# Rahmengröße Slide 150 9.0HD 2016



## Newbeer (1. September 2015)

Hallo,

ich bin 1,80 groß und habe eine Schrittlänge von 84cm.
Laut Rechner bräuchte ich ein 19".  Das gibt es ja nicht. Mein Hardtail ist 51cm und das passt mir.
Wäre beim Fully nun das 18" oder das 20" passend? Bzw. 20" weil auch am Hardtail.
Probefahrt ist leider nicht möglich, da Bonn fast 350km weit weg ist.

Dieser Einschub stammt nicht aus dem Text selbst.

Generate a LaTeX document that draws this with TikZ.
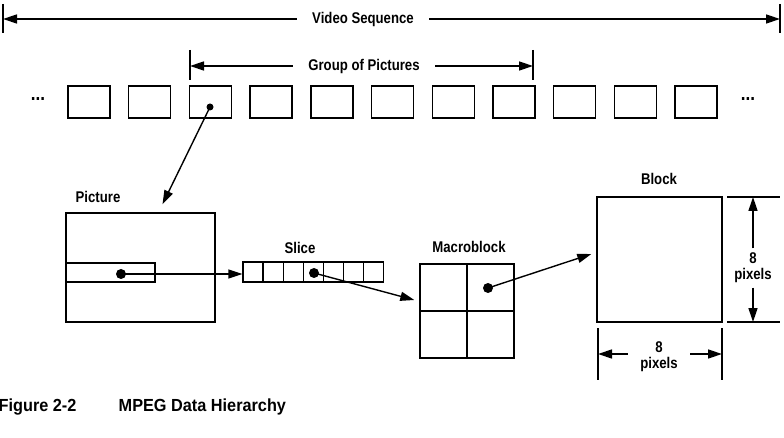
\documentclass[tikz,border=0pt]{standalone}
\usepackage{fontspec}
\setmainfont{Liberation Sans}[FakeStretch=0.85]
\newfontfamily\capfont{Liberation Sans}[FakeStretch=0.93]
\usetikzlibrary{arrows.meta}
\tikzset{
	lbl/.style={font=\bfseries\fontsize{15.5}{16}\selectfont, inner sep=0pt},
	gaplbl/.style={lbl, inner xsep=15pt},
	dimlbl/.style={lbl, align=center, inner sep=4pt},
	frame/.style={draw, minimum width=42pt, minimum height=32pt, inner sep=0pt},
	cell/.style={draw, minimum width=20.1pt, minimum height=20pt, inner sep=0pt},
	spot/.style={circle, fill, inner sep=0pt, minimum size=10pt},
	tip/.style={-{Triangle[length=14pt,width=9pt]}},
}
\begin{document}
\begin{tikzpicture}[x=1pt, y=-1pt, line width=1.4pt]
		\useasboundingbox (0,0) rectangle (784,438);
		%video sequence
		\node[gaplbl] (vs) at (363, 19) {Video Sequence};
		\coordinate (vsL) at (3, 19);
		\coordinate (vsR) at (780, 19);
		\draw ([yshift=15pt]vsL) -- ([yshift=-14pt]vsL);
		\draw ([yshift=15pt]vsR) -- ([yshift=-14pt]vsR);
		\draw[tip] (vs) -- (vsL);
		\draw[tip] (vs) -- (vsR);
		%group of pictures
		\node[gaplbl] (gop) at (364, 66) {Group of Pictures};
		\coordinate (gopL) at (190, 66);
		\coordinate (gopR) at (533, 66);
		\draw ([yshift=16pt]gopL) -- ([yshift=-14pt]gopL);
		\draw ([yshift=16pt]gopR) -- ([yshift=-14pt]gopR);
		\draw[tip] (gop) -- (gopL);
		\draw[tip] (gop) -- (gopR);
		%frames
		\foreach \i in {1, 2, ..., 11}{
			\node[frame] (f\i) at ({89 + 60.7*(\i - 1)}, 102) {};
		}
		\node[lbl, font=\bfseries\fontsize{20}{20}\selectfont] (dotsL) at (38, 99) {...};
		\node[lbl, font=\bfseries\fontsize{20}{20}\selectfont] (dotsR) at (748, 99) {...};
		\node[spot, minimum size=7pt] (s1) at (210, 107) {};
		%picture
		\node[lbl] (piclbl) at (98, 197) {Picture};
		\node[draw, minimum width=149pt, minimum height=109pt, inner sep=0pt] (pic) at (140.5, 267.5) {};
		\node[draw, minimum width=89pt, minimum height=19pt, inner sep=0pt] (row) at (110.5, 272.5) {};
		\node[spot] (s2) at (121, 274) {};
		\draw[tip, shorten <=-4pt] (s1) -- ([xshift=22pt, yshift=8pt]pic.north);
		%slice
		\foreach \i in {1, 2, ..., 7}{
			\node[cell] (c\i) at ({253.1 + 20.1*(\i - 1)}, 272) {};
		}
		\node[lbl] (slicelbl) at (300, 248) {Slice};
		\node[spot] (s3) at (314, 273) {};
		\draw[tip] (s2.center) -- (c1.west |- s2);
		%macroblock
		\node[lbl] (mblbl) at (469, 247) {Macroblock};
		\node[draw, minimum size=94pt, inner sep=0pt] (mb) at (467, 311) {};
		\draw (mb.north) -- (mb.south);
		\draw (mb.west) -- (mb.east);
		\node[spot] (s4) at (488, 288) {};
		\draw[tip] (s3.center) -- ([xshift=-5pt, yshift=11pt]mb.west);
		%block
		\node[lbl] (blklbl) at (659, 179) {Block};
		\node[draw, minimum width=125pt, minimum height=125pt, inner sep=0pt] (blk) at (659.5, 259.5) {};
		\draw[tip] (s4.center) -- ([xshift=-5pt, yshift=5.5pt]blk.west);
		%8 pixels, vertical
		\coordinate (vT) at (753, 197);
		\coordinate (vB) at (753, 322);
		\draw ([xshift=-26pt]vT) -- ([xshift=27pt]vT);
		\draw ([xshift=-26pt]vB) -- ([xshift=27pt]vB);
		\node[dimlbl] (vlab) at (753, 268) {8\\pixels};
		\draw[tip] (vlab) -- (vT);
		\draw[tip] (vlab) -- (vB);
		%8 pixels, horizontal
		\coordinate (hL) at (598, 354);
		\coordinate (hR) at (722, 354);
		\draw ([yshift=26pt]hL) -- ([yshift=-26pt]hL);
		\draw ([yshift=26pt]hR) -- ([yshift=-26pt]hR);
		\node[dimlbl, inner xsep=12pt] (hlab) at (659, 357) {8\\pixels};
		\draw[tip] (hlab.west |- hL) -- (hL);
		\draw[tip] (hlab.east |- hR) -- (hR);
		%caption
		\node[anchor=west, inner sep=0pt, font=\capfont\bfseries\fontsize{17.5}{18}\selectfont] (fig) at (-2, 407) {Figure 2-2};
		\node[anchor=west, inner sep=0pt, font=\capfont\bfseries\fontsize{17.5}{18}\selectfont] (cap) at (118, 407) {MPEG Data Hierarchy};
\end{tikzpicture}
\end{document}
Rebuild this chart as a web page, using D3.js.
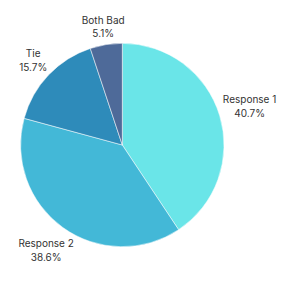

Und nachher online zu bestellen und beim Rahmen daneben zu greifen will ich auch nicht.


----------



## T212 (2. September 2015)

18"! Ich fahre mit SL 91cm bei 183cm Körpergröße das Slide 160 Carbon in 20" und das passt gut (ist aber schon recht lang), da das 150er Slide jetzt keine großartig andere Geometrie hat, sollten 18" passen.

Andererseits würde ich überlegen, lieber das 2015er Slide Carbon 8.0 zu kaufen, das es gerade als Restposten gibt!

Örks: Gerade gesehen: Gestern gab's das noch in 18", heute ist's ausverkauft...


----------



## MTB-News.de




----------



## Davedr (2. September 2015)

@Newbeer die 350km würde ich in locker in kauf nehmen, denn im Geschäft kannst du die Bikes / Rahmengrößen testen, nicht das du nachher die falsche wählst, ein Test im Laden kann dir hier keiner durch seine schlauen Ratschläge ersparen, wenn du dir nicht 100% sicher bist fahr dort hin, kannst es ja verbinden mit einem Samstags Ausflug, gibt ja auch in der Gegend viel schönes zu sehen ;-)


----------



## enno112 (2. September 2015)

Also ich bin auch immer ca. 350 km von H hin gefahren, hat sich für mich immer gelohnt
Gute Preise vor Ort bekommen und auch immer auch einige "Schnapper" (Teile+Bekleidung) gemacht!
Ruf aber vorher an ob dein gewünschtes Bike auch in deinen gewünschten Größen (18"+20") vorrätig ist!
Und nicht vergessen, GENUG Euro´s einpacken da im Store immer mehr gekauft wird als vorher geplant...


----------